Однако очень многие консерваторы уже начали принимать, и весьма охотно, определение «консерватор», доказывая, что консерватизм лучше либерализма. Например, именно тогда политик такого уровня, как сенатор Гласс, впервые заявил, что либерал — это «человек, готовый тратить чужие деньги». Как и следовало ожидать, консерватор определялся как «человек, обладающий здравым смыслом». Эллиот Рузвельт, который порой весьма критично относился к программам отца, «определял либерала как того, кто готов “хоть раз что-то испробовать”, а консерватора — как того, кто “останавливается, смотрит вокруг и прислушивается, прежде чем сделать прыжок”». Один читатель критиковал либералов, определяя их так: «“Либерал” в Конгрессе… это тот, кто всегда либерально тратит деньги налогоплательщиков», а другой защищал консерваторов, утверждая, что основы нашего государства были заложены «консервативной американской философией»365.

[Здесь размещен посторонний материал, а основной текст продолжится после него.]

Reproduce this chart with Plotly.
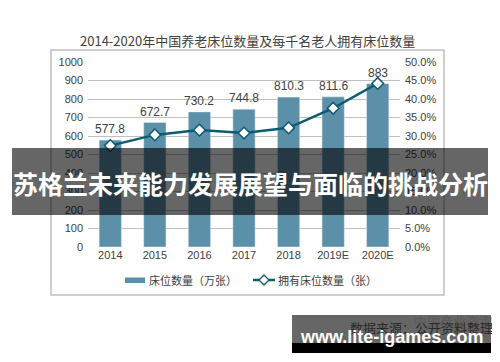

Среди консерваторов становилось все больше и больше таких, которые уже не боялись называть себя консерваторами и критиковать либералов. Даже «Де-Мойн Реджистер», газета, как мы видели, одной из первых посетовавшая на то, что ФДР неправильно называют либералом, теперь спокойно принимала новую терминологию и выражала надежду, что Америка «опять вступает в трезво-консервативный период». Одна нью-йоркская политическая группа, настолько реакционная, что члены ее думали, будто Дьюи хочет превратить государство в коммунистическое, учредила новую партию и без колебаний назвала ее консервативной партией366.